8) Existem razões técnicas também, e a distância da esquerda para setores tecnológicos, tradicionalmente liberais, dificulta a compreensão das novas ferramentas disponíveis para a disseminação de ideias. Esse fosso pode e deve ser encurtado.

9) Se o algoritmo limita à bolha, o problema não está só no algoritmo mas também nas condições sociais que favorecem a perpetuação das bolhas. A luta social, além de provocar novos conflitos sociais e políticos que marquem a agenda e repolitizem descontentamento, pode também construir no mundo real novas sociabilidades e redes de contacto, novos protagonismos, suscitar novas expectativas de representação, novos públicos e procuras digitais, novas fidelidades e identidades ativistas/cidadãs. Dos estafetas e novas lutas laborais às lutas pela habitação, do anti-racismo aos direitos dos imigrantes, no clima, feminismo e lutas estudantis, encontram-se já muitas pistas de processos de representação política que alimentam novos sujeitos e protagonismos individuais e coletivos.

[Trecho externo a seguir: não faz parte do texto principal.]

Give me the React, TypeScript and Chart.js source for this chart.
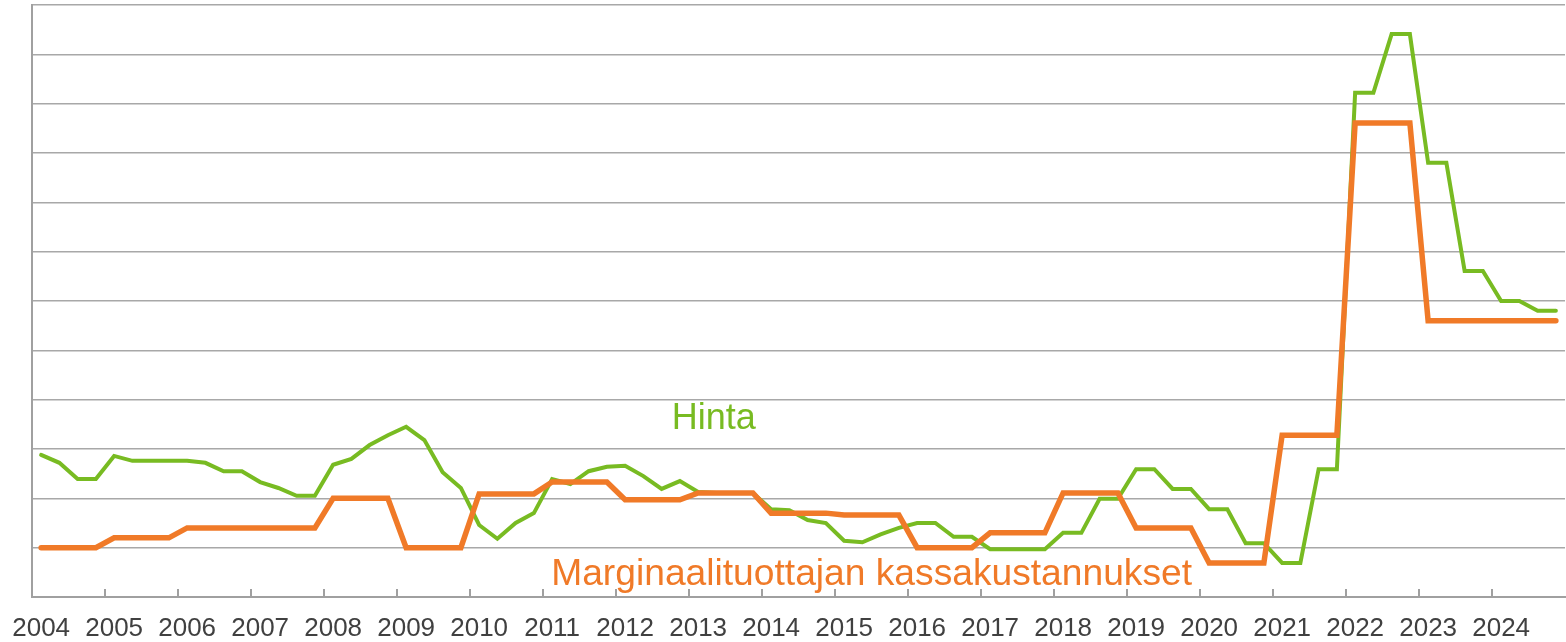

No tempo atual, é inevitável que estes novos sujeitos se transformem também em novos sujeitos comunicacionais. São precisos mais.

10) O projeto de transformação da extrema-direita é mais fácil do que o da esquerda. A extrema-direita conta com muito a seu favor para espalhar ódio: a estrutura patriarcal, racista e de classes, bem como a hegemonia da lógica neoliberal de exercer cidadania e participação democrática a baixa intensidade. À esquerda não basta a divulgação de chavões para provocar mudança. As redes sociais têm de caminhar a par dessa política e ação transformativas, não à frente. Devem ecoar para fazer avançar os conflitos sociais e políticos de resistência ou de transformação, não substituir-se a eles. Enfrentar os novos desafios que hoje são colocados, sem atropelar as tarefas de sempre para os problemas de sempre.